WORK TO BE COMPLETED: Images are not part of the copy; transcribe all the data exactly.

### DATASET CONTENT

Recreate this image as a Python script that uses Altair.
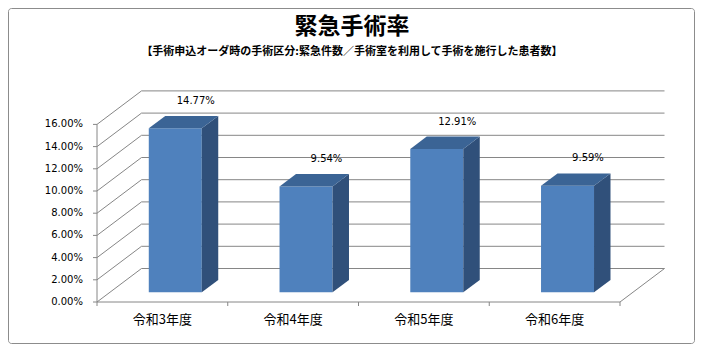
import altair as alt
import pandas as pd

# ---- data ----
categories = ["令和3年度", "令和4年度", "令和5年度", "令和6年度"]
rates = [0.1477, 0.0954, 0.1291, 0.0959]
tick_values = [0.00, 0.02, 0.04, 0.06, 0.08, 0.10, 0.12, 0.14, 0.16]
title_text = "緊急手術率"
subtitle_text = "【手術申込オーダ時の手術区分:緊急件数／手術室を利用して手術を施行した患者数】"

# ---- geometry (layout constants) ----
W, H = 568, 211
CAT_PX = 130.75            # pixels per category on the front floor edge
PX_PER_UNIT = 1110.0       # pixels per 1.0 (=100%) on the front wall
X_MAX = W / CAT_PX
Y_MAX = H / PX_PER_UNIT
DEPTH_DX = 44.5 / CAT_PX   # depth of the 3-D box in x units
DEPTH_DY = 33.5 / PX_PER_UNIT
BAR_W = 53 / CAT_PX
BAR_F0 = 0.29              # depth fraction of bar front face
BAR_D = 0.37               # depth fraction of bar thickness
N = len(categories)

FRONT = "#4F81BD"
TOP = "#3B6495"
SIDE = "#30507A"
GRID = "#868686"

xs = alt.Scale(domain=[0, X_MAX], range=[0, W], nice=False, zero=False)
ys = alt.Scale(domain=[0, Y_MAX], range=[H, 0], nice=False, zero=False)

# ---- tables built from the arrays ----
back = pd.DataFrame({"v": tick_values})
back["x"] = DEPTH_DX
back["x2"] = N + DEPTH_DX
back["y"] = back["v"] + DEPTH_DY
back["x0"] = 0.0
side_wall = pd.DataFrame({"x": 0.0, "x2": DEPTH_DX, "y": tick_values,
                          "y2": [v + DEPTH_DY for v in tick_values]})
floor = pd.DataFrame({"x": [0.0, N], "x2": [N, N + DEPTH_DX],
                      "y": [0.0, 0.0], "y2": [0.0, DEPTH_DY]})
front_axis = pd.DataFrame({"x": [0.0], "y": [0.0], "y2": [max(tick_values)]})

front_rows, side_rows, top_rows, label_rows = [], [], [], []
for i, (c, r) in enumerate(zip(categories, rates)):
    x0 = i + 0.5 - BAR_W / 2 + BAR_F0 * DEPTH_DX
    x1 = x0 + BAR_W
    y0 = BAR_F0 * DEPTH_DY
    y1 = y0 + r
    bdx = BAR_D * DEPTH_DX
    bdy = BAR_D * DEPTH_DY
    front_rows.append({"b": c, "x": x0, "x2": x1, "y": y0, "y2": y1})
    side_rows += [{"b": c, "x": x1, "lo": y0, "hi": y1},
                  {"b": c, "x": x1 + bdx, "lo": y0 + bdy, "hi": y1 + bdy}]
    top_rows += [{"b": c, "y": y1, "xa": x0, "xb": x1},
                 {"b": c, "y": y1 + bdy, "xa": x0 + bdx, "xb": x1 + bdx}]
    label_rows.append({"b": c, "x": (x0 + x1) / 2 + bdx, "y": y1 + bdy, "r": r})

cat_df = pd.DataFrame({"c": categories, "x": [i + 0.5 for i in range(N)], "y": 0.0})
tick_df = pd.DataFrame({"x": list(range(N + 1)), "y": 0.0})

# ---- layers ----
grid_back = alt.Chart(back).mark_rule(color=GRID, strokeWidth=1).encode(
    x=alt.X("x:Q", scale=xs, axis=None), x2="x2:Q",
    y=alt.Y("y:Q", scale=ys, axis=None))

grid_side = alt.Chart(side_wall).mark_rule(color=GRID, strokeWidth=1).encode(
    x=alt.X("x:Q", scale=xs, axis=None), x2="x2:Q",
    y=alt.Y("y:Q", scale=ys, axis=None), y2="y2:Q")

floor_l = alt.Chart(floor).mark_rule(color=GRID, strokeWidth=1).encode(
    x=alt.X("x:Q", scale=xs, axis=None), x2="x2:Q",
    y=alt.Y("y:Q", scale=ys, axis=None), y2="y2:Q")

# y ticks and labels on the front wall edge
yticks = alt.Chart(back).mark_rule(color=GRID, strokeWidth=1).encode(
    x=alt.value(-4), x2=alt.value(0),
    y=alt.Y("v:Q", scale=ys, axis=None))
ylabels = alt.Chart(back).mark_text(
    font="DejaVu Sans", fontSize=10, color="#000000", align="right",
    baseline="middle", dx=-14).encode(
    x=alt.X("x0:Q", scale=xs, axis=None),
    y=alt.Y("v:Q", scale=ys, axis=None),
    text=alt.Text("v:Q", format=".2%"))

axis_line = alt.Chart(front_axis).mark_rule(color=GRID, strokeWidth=1).encode(
    x=alt.X("x:Q", scale=xs, axis=None),
    y=alt.Y("y:Q", scale=ys, axis=None), y2="y2:Q")

xticks = alt.Chart(tick_df).mark_rule(color=GRID, strokeWidth=1).encode(
    x=alt.X("x:Q", scale=xs, axis=None),
    y=alt.Y("y:Q", scale=ys, axis=None),
    y2=alt.value(H + 4))

cat_labels = alt.Chart(cat_df).mark_text(
    font="Noto Sans CJK JP", fontSize=13, color="#000000", dy=18,
    baseline="middle", align="center").encode(
    x=alt.X("x:Q", scale=xs, axis=None),
    y=alt.Y("y:Q", scale=ys, axis=None), text="c:N")

fronts = alt.Chart(pd.DataFrame(front_rows)).mark_rect(color=FRONT).encode(
    x=alt.X("x:Q", scale=xs, axis=None), x2="x2:Q",
    y=alt.Y("y:Q", scale=ys, axis=None), y2="y2:Q")

sides = alt.Chart(pd.DataFrame(side_rows)).mark_area(
    color=SIDE, orient="vertical", interpolate="linear").encode(
    x=alt.X("x:Q", scale=xs, axis=None),
    y=alt.Y("lo:Q", scale=ys, axis=None), y2="hi:Q",
    detail="b:N")

tops = alt.Chart(pd.DataFrame(top_rows)).mark_area(
    color=TOP, orient="horizontal", interpolate="linear").encode(
    y=alt.Y("y:Q", scale=ys, axis=None),
    x=alt.X("xa:Q", scale=xs, axis=None), x2="xb:Q",
    detail="b:N")

labels = alt.Chart(pd.DataFrame(label_rows)).mark_text(
    font="DejaVu Sans", fontSize=10, color="#000000", dy=-15, dx=4,
    baseline="middle", align="center").encode(
    x=alt.X("x:Q", scale=xs, axis=None),
    y=alt.Y("y:Q", scale=ys, axis=None),
    text=alt.Text("r:Q", format=".2%"))

one = alt.Data(values=[{"t": title_text, "s": subtitle_text}])
title = alt.Chart(one).mark_text(
    font="Noto Sans CJK JP", fontSize=23, fontWeight="bold", color="#000000",
    align="center", baseline="middle").encode(
    x=alt.value(352 - 97), y=alt.value(27 - 91), text="t:N")
subtitle = alt.Chart(one).mark_text(
    font="Noto Sans CJK JP", fontSize=11, fontWeight="bold", color="#000000",
    align="center", baseline="middle").encode(
    x=alt.value(352 - 97), y=alt.value(52 - 91), text="s:N")

PAD_L, PAD_T, PAD_R, PAD_B = 89, 83, 30, 42
border = alt.Chart(one).mark_rect(
    fillOpacity=0, stroke="#8C8C8C", strokeWidth=1, cornerRadius=3).encode(
    x=alt.value(-PAD_L + 0.5), x2=alt.value(W + PAD_R - 0.5),
    y=alt.value(-PAD_T + 0.5), y2=alt.value(H + PAD_B - 0.5))

chart = alt.layer(
    border, grid_back, grid_side, floor_l, yticks, ylabels, axis_line, xticks,
    fronts, sides, tops, labels, cat_labels, title, subtitle
).properties(
    width=W, height=H,
    autosize=alt.AutoSizeParams(type="none"),
    padding={"left": PAD_L, "top": PAD_T, "right": PAD_R, "bottom": PAD_B},
    background="#FFFFFF",
).configure_view(stroke="transparent")

chart.save("out.html", embed_options={"renderer": "svg", "actions": False})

######

THE ANSWER:
Recreate this image as a Python script that uses Altair.
import altair as alt
import pandas as pd

# ---- data ----
categories = ["令和3年度", "令和4年度", "令和5年度", "令和6年度"]
rates = [0.1477, 0.0954, 0.1291, 0.0959]
tick_values = [0.00, 0.02, 0.04, 0.06, 0.08, 0.10, 0.12, 0.14, 0.16]
title_text = "緊急手術率"
subtitle_text = "【手術申込オーダ時の手術区分:緊急件数／手術室を利用して手術を施行した患者数】"

# ---- geometry (layout constants) ----
W, H = 568, 211
CAT_PX = 130.75            # pixels per category on the front floor edge
PX_PER_UNIT = 1110.0       # pixels per 1.0 (=100%) on the front wall
X_MAX = W / CAT_PX
Y_MAX = H / PX_PER_UNIT
DEPTH_DX = 44.5 / CAT_PX   # depth of the 3-D box in x units
DEPTH_DY = 33.5 / PX_PER_UNIT
BAR_W = 53 / CAT_PX
BAR_F0 = 0.29              # depth fraction of bar front face
BAR_D = 0.37               # depth fraction of bar thickness
N = len(categories)

FRONT = "#4F81BD"
TOP = "#3B6495"
SIDE = "#30507A"
GRID = "#868686"

xs = alt.Scale(domain=[0, X_MAX], range=[0, W], nice=False, zero=False)
ys = alt.Scale(domain=[0, Y_MAX], range=[H, 0], nice=False, zero=False)

# ---- tables built from the arrays ----
back = pd.DataFrame({"v": tick_values})
back["x"] = DEPTH_DX
back["x2"] = N + DEPTH_DX
back["y"] = back["v"] + DEPTH_DY
back["x0"] = 0.0
side_wall = pd.DataFrame({"x": 0.0, "x2": DEPTH_DX, "y": tick_values,
                          "y2": [v + DEPTH_DY for v in tick_values]})
floor = pd.DataFrame({"x": [0.0, N], "x2": [N, N + DEPTH_DX],
                      "y": [0.0, 0.0], "y2": [0.0, DEPTH_DY]})
front_axis = pd.DataFrame({"x": [0.0], "y": [0.0], "y2": [max(tick_values)]})

front_rows, side_rows, top_rows, label_rows = [], [], [], []
for i, (c, r) in enumerate(zip(categories, rates)):
    x0 = i + 0.5 - BAR_W / 2 + BAR_F0 * DEPTH_DX
    x1 = x0 + BAR_W
    y0 = BAR_F0 * DEPTH_DY
    y1 = y0 + r
    bdx = BAR_D * DEPTH_DX
    bdy = BAR_D * DEPTH_DY
    front_rows.append({"b": c, "x": x0, "x2": x1, "y": y0, "y2": y1})
    side_rows += [{"b": c, "x": x1, "lo": y0, "hi": y1},
                  {"b": c, "x": x1 + bdx, "lo": y0 + bdy, "hi": y1 + bdy}]
    top_rows += [{"b": c, "y": y1, "xa": x0, "xb": x1},
                 {"b": c, "y": y1 + bdy, "xa": x0 + bdx, "xb": x1 + bdx}]
    label_rows.append({"b": c, "x": (x0 + x1) / 2 + bdx, "y": y1 + bdy, "r": r})

cat_df = pd.DataFrame({"c": categories, "x": [i + 0.5 for i in range(N)], "y": 0.0})
tick_df = pd.DataFrame({"x": list(range(N + 1)), "y": 0.0})

# ---- layers ----
grid_back = alt.Chart(back).mark_rule(color=GRID, strokeWidth=1).encode(
    x=alt.X("x:Q", scale=xs, axis=None), x2="x2:Q",
    y=alt.Y("y:Q", scale=ys, axis=None))

grid_side = alt.Chart(side_wall).mark_rule(color=GRID, strokeWidth=1).encode(
    x=alt.X("x:Q", scale=xs, axis=None), x2="x2:Q",
    y=alt.Y("y:Q", scale=ys, axis=None), y2="y2:Q")

floor_l = alt.Chart(floor).mark_rule(color=GRID, strokeWidth=1).encode(
    x=alt.X("x:Q", scale=xs, axis=None), x2="x2:Q",
    y=alt.Y("y:Q", scale=ys, axis=None), y2="y2:Q")

# y ticks and labels on the front wall edge
yticks = alt.Chart(back).mark_rule(color=GRID, strokeWidth=1).encode(
    x=alt.value(-4), x2=alt.value(0),
    y=alt.Y("v:Q", scale=ys, axis=None))
ylabels = alt.Chart(back).mark_text(
    font="DejaVu Sans", fontSize=10, color="#000000", align="right",
    baseline="middle", dx=-14).encode(
    x=alt.X("x0:Q", scale=xs, axis=None),
    y=alt.Y("v:Q", scale=ys, axis=None),
    text=alt.Text("v:Q", format=".2%"))

axis_line = alt.Chart(front_axis).mark_rule(color=GRID, strokeWidth=1).encode(
    x=alt.X("x:Q", scale=xs, axis=None),
    y=alt.Y("y:Q", scale=ys, axis=None), y2="y2:Q")

xticks = alt.Chart(tick_df).mark_rule(color=GRID, strokeWidth=1).encode(
    x=alt.X("x:Q", scale=xs, axis=None),
    y=alt.Y("y:Q", scale=ys, axis=None),
    y2=alt.value(H + 4))

cat_labels = alt.Chart(cat_df).mark_text(
    font="Noto Sans CJK JP", fontSize=13, color="#000000", dy=18,
    baseline="middle", align="center").encode(
    x=alt.X("x:Q", scale=xs, axis=None),
    y=alt.Y("y:Q", scale=ys, axis=None), text="c:N")

fronts = alt.Chart(pd.DataFrame(front_rows)).mark_rect(color=FRONT).encode(
    x=alt.X("x:Q", scale=xs, axis=None), x2="x2:Q",
    y=alt.Y("y:Q", scale=ys, axis=None), y2="y2:Q")

sides = alt.Chart(pd.DataFrame(side_rows)).mark_area(
    color=SIDE, orient="vertical", interpolate="linear").encode(
    x=alt.X("x:Q", scale=xs, axis=None),
    y=alt.Y("lo:Q", scale=ys, axis=None), y2="hi:Q",
    detail="b:N")

tops = alt.Chart(pd.DataFrame(top_rows)).mark_area(
    color=TOP, orient="horizontal", interpolate="linear").encode(
    y=alt.Y("y:Q", scale=ys, axis=None),
    x=alt.X("xa:Q", scale=xs, axis=None), x2="xb:Q",
    detail="b:N")

labels = alt.Chart(pd.DataFrame(label_rows)).mark_text(
    font="DejaVu Sans", fontSize=10, color="#000000", dy=-15, dx=4,
    baseline="middle", align="center").encode(
    x=alt.X("x:Q", scale=xs, axis=None),
    y=alt.Y("y:Q", scale=ys, axis=None),
    text=alt.Text("r:Q", format=".2%"))

one = alt.Data(values=[{"t": title_text, "s": subtitle_text}])
title = alt.Chart(one).mark_text(
    font="Noto Sans CJK JP", fontSize=23, fontWeight="bold", color="#000000",
    align="center", baseline="middle").encode(
    x=alt.value(352 - 97), y=alt.value(27 - 91), text="t:N")
subtitle = alt.Chart(one).mark_text(
    font="Noto Sans CJK JP", fontSize=11, fontWeight="bold", color="#000000",
    align="center", baseline="middle").encode(
    x=alt.value(352 - 97), y=alt.value(52 - 91), text="s:N")

PAD_L, PAD_T, PAD_R, PAD_B = 89, 83, 30, 42
border = alt.Chart(one).mark_rect(
    fillOpacity=0, stroke="#8C8C8C", strokeWidth=1, cornerRadius=3).encode(
    x=alt.value(-PAD_L + 0.5), x2=alt.value(W + PAD_R - 0.5),
    y=alt.value(-PAD_T + 0.5), y2=alt.value(H + PAD_B - 0.5))

chart = alt.layer(
    border, grid_back, grid_side, floor_l, yticks, ylabels, axis_line, xticks,
    fronts, sides, tops, labels, cat_labels, title, subtitle
).properties(
    width=W, height=H,
    autosize=alt.AutoSizeParams(type="none"),
    padding={"left": PAD_L, "top": PAD_T, "right": PAD_R, "bottom": PAD_B},
    background="#FFFFFF",
).configure_view(stroke="transparent")

chart.save("out.html", embed_options={"renderer": "svg", "actions": False})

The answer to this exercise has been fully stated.